> [SHORT EXERCISE]:
Only the lines from the one containing "What D3.js code" through the one containing "const sweepStepMHz = 0.05;" should be output, both ends included and exactly as they appear, minus any pictures.

> [MATERIAL SHOWN]:
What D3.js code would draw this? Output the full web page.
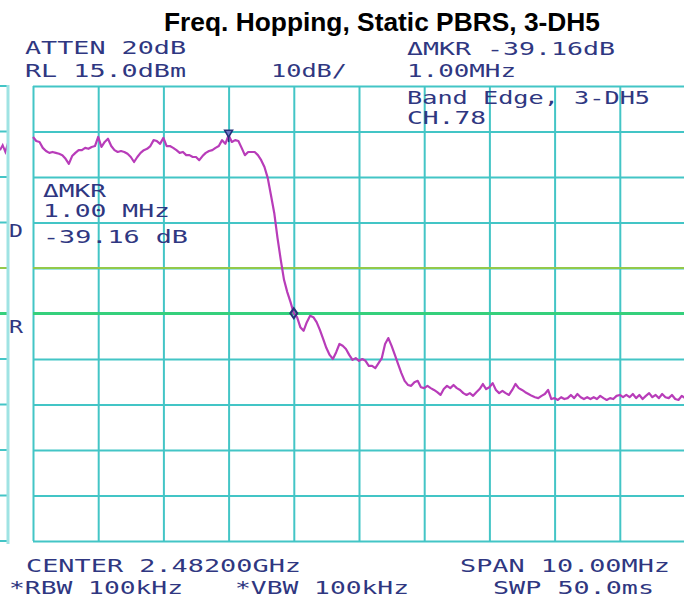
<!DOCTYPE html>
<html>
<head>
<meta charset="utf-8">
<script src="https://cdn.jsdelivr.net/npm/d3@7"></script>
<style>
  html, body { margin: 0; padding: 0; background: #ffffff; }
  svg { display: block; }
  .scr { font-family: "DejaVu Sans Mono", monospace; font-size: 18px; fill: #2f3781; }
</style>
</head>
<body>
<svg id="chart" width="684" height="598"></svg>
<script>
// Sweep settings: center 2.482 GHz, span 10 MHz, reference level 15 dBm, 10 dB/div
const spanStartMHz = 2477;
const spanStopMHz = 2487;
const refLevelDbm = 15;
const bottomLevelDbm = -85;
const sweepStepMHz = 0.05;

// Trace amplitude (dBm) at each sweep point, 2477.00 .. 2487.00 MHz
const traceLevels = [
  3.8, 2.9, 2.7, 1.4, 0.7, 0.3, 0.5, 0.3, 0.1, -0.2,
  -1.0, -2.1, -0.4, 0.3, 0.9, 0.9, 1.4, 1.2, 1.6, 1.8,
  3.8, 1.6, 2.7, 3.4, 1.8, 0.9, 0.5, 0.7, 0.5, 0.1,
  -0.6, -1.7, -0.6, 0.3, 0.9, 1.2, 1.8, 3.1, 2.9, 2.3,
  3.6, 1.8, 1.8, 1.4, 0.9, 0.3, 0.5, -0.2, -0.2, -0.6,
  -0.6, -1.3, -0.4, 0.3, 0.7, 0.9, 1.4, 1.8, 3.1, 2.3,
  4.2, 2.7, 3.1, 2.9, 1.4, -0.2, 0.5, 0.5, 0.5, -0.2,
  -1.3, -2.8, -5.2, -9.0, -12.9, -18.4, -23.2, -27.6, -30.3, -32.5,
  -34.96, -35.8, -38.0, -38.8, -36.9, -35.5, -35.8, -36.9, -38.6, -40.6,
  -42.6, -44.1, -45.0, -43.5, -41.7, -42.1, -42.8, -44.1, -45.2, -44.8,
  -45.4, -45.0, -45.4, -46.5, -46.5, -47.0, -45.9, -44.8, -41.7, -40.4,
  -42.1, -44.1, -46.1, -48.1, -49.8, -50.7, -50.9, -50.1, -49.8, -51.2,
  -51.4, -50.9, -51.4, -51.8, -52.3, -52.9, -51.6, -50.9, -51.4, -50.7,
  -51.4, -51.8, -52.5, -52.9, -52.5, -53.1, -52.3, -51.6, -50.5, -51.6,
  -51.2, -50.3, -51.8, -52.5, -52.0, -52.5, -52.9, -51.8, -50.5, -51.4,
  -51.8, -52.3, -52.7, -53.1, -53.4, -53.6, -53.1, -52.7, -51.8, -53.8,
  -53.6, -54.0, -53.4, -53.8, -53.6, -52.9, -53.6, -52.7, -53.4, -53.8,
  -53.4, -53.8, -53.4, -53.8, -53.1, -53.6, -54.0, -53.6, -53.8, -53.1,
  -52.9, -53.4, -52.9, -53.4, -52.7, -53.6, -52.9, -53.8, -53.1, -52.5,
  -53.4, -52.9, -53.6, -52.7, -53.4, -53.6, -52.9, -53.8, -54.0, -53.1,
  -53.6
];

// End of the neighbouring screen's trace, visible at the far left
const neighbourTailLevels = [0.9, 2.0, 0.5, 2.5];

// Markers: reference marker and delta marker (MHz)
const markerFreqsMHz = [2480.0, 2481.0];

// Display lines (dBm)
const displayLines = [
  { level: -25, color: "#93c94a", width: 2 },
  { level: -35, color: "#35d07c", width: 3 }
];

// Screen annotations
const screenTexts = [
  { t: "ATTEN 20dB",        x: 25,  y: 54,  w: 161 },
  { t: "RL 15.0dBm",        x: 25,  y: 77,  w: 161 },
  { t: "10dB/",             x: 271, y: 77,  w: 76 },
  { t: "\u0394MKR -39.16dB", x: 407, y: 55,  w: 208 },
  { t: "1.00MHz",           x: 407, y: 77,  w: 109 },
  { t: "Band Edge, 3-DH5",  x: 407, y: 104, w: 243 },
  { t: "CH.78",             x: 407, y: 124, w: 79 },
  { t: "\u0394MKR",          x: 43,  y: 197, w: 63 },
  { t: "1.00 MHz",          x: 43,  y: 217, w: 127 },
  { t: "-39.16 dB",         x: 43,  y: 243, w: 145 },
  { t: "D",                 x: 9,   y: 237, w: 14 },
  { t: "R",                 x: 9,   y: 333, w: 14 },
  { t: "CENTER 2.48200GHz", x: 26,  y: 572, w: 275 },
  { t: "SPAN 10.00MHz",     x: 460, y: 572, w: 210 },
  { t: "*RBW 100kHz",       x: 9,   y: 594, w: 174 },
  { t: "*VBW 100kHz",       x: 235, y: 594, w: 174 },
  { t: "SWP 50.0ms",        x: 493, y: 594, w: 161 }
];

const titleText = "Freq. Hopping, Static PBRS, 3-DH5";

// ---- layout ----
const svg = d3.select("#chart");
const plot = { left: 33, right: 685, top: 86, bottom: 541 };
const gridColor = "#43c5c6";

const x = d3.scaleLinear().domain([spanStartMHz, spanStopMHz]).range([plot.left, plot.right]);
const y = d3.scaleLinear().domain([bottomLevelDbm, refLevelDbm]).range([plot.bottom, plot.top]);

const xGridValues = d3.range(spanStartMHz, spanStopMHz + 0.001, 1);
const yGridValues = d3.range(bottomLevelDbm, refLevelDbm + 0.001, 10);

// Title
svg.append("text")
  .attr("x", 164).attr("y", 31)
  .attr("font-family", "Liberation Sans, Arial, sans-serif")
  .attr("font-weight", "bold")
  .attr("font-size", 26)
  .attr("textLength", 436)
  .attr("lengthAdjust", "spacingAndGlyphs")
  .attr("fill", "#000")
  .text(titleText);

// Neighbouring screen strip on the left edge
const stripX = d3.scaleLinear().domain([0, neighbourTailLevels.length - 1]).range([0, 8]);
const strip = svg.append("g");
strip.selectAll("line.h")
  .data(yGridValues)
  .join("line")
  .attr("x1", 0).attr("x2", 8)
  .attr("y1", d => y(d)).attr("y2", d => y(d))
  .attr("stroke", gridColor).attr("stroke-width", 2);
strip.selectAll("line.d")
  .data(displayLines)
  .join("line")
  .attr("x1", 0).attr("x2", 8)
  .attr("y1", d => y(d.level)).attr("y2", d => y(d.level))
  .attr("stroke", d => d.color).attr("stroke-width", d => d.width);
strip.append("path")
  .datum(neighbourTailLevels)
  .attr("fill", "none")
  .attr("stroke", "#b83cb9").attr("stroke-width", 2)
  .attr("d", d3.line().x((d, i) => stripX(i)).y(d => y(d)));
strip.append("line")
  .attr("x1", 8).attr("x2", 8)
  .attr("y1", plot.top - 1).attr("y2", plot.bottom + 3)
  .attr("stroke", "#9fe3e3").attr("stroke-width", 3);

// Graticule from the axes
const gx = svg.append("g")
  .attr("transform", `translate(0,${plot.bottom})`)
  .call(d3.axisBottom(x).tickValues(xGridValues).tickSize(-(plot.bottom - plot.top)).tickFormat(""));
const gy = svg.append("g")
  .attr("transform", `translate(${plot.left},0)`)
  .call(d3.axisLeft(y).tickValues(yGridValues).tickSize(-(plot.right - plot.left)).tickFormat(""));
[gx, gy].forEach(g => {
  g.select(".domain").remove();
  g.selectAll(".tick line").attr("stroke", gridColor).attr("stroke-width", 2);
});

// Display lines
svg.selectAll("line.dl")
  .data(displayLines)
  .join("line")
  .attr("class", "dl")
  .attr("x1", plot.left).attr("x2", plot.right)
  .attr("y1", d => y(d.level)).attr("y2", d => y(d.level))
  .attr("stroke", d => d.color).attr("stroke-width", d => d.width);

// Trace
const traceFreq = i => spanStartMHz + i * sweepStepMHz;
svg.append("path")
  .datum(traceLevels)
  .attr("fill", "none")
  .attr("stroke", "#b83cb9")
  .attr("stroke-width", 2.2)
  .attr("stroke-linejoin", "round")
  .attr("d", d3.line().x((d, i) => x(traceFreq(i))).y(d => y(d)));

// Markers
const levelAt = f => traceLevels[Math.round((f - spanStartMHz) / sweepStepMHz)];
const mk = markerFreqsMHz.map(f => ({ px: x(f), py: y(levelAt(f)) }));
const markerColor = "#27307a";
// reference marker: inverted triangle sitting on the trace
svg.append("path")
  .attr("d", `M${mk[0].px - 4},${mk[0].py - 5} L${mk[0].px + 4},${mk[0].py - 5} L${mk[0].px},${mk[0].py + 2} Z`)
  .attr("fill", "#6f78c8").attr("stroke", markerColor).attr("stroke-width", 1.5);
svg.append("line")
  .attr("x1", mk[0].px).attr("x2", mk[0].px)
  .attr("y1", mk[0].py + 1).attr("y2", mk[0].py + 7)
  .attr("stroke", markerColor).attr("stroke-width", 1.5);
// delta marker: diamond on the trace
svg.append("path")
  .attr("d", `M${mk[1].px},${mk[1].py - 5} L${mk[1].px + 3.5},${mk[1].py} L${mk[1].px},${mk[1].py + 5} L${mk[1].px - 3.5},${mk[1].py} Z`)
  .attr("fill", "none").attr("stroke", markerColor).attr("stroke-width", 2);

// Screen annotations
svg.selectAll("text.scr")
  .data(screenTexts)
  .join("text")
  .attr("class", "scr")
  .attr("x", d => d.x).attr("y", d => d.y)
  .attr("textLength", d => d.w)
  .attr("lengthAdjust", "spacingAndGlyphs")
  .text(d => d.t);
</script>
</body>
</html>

* * *

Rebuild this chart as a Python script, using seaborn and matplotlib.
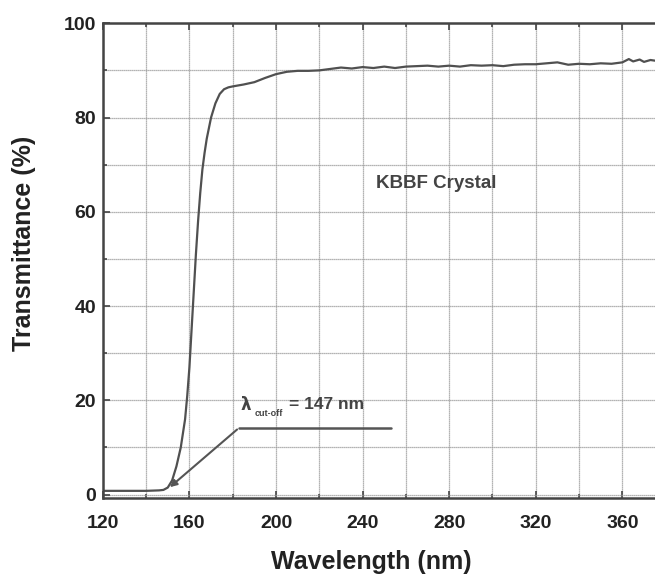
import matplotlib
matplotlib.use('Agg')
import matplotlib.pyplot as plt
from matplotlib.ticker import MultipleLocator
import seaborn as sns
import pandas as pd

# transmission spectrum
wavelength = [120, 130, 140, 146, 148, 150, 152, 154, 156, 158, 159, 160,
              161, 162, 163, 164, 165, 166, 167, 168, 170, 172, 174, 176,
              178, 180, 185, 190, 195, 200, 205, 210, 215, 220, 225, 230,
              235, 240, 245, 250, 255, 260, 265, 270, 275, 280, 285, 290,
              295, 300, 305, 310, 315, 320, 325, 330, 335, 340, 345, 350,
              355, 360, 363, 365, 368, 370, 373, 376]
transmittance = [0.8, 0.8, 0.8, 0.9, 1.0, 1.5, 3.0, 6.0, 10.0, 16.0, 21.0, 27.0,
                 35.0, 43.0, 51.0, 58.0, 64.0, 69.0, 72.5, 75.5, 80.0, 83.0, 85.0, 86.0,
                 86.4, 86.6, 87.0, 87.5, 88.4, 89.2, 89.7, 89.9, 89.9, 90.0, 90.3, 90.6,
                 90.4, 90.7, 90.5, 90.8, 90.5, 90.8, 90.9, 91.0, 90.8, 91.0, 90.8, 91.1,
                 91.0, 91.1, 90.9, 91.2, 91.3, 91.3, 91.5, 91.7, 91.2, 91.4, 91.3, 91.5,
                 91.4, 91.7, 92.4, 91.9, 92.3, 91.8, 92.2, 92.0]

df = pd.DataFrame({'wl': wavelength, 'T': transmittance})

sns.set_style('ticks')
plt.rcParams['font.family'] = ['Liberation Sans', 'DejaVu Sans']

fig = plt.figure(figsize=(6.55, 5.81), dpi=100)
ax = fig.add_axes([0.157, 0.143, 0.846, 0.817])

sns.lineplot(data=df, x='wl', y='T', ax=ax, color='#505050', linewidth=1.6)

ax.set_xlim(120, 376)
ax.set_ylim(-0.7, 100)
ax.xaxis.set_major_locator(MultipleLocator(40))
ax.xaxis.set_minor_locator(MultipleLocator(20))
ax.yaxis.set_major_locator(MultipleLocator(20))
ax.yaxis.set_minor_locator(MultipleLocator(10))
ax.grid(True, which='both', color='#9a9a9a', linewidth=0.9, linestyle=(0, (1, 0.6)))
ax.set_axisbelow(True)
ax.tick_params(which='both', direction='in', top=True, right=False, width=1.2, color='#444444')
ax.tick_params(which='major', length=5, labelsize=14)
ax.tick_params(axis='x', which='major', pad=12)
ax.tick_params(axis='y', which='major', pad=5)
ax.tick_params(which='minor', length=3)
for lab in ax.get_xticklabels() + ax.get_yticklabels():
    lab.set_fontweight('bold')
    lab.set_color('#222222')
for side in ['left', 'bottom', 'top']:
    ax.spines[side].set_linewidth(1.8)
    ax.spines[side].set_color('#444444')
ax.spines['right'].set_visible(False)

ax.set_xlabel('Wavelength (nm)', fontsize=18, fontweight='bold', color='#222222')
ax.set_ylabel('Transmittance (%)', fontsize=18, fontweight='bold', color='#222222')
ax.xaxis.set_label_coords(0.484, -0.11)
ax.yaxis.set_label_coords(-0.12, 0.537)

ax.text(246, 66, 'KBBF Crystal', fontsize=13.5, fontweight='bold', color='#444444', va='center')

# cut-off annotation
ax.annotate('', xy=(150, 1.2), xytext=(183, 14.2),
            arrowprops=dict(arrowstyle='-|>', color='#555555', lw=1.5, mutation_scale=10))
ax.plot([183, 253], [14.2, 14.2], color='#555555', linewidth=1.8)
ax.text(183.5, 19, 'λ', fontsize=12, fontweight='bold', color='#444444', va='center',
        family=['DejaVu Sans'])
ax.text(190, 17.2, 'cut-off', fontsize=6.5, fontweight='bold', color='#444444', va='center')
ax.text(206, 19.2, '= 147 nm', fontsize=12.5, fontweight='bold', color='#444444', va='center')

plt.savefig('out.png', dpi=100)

> [ANSWER BELOW]:
What D3.js code would draw this? Output the full web page.
<!DOCTYPE html>
<html>
<head>
<meta charset="utf-8">
<script src="https://cdn.jsdelivr.net/npm/d3@7"></script>
<style>
  html, body { margin: 0; padding: 0; background: #ffffff; }
  svg { display: block; }
  .scr { font-family: "DejaVu Sans Mono", monospace; font-size: 18px; fill: #2f3781; }
</style>
</head>
<body>
<svg id="chart" width="684" height="598"></svg>
<script>
// Sweep settings: center 2.482 GHz, span 10 MHz, reference level 15 dBm, 10 dB/div
const spanStartMHz = 2477;
const spanStopMHz = 2487;
const refLevelDbm = 15;
const bottomLevelDbm = -85;
const sweepStepMHz = 0.05;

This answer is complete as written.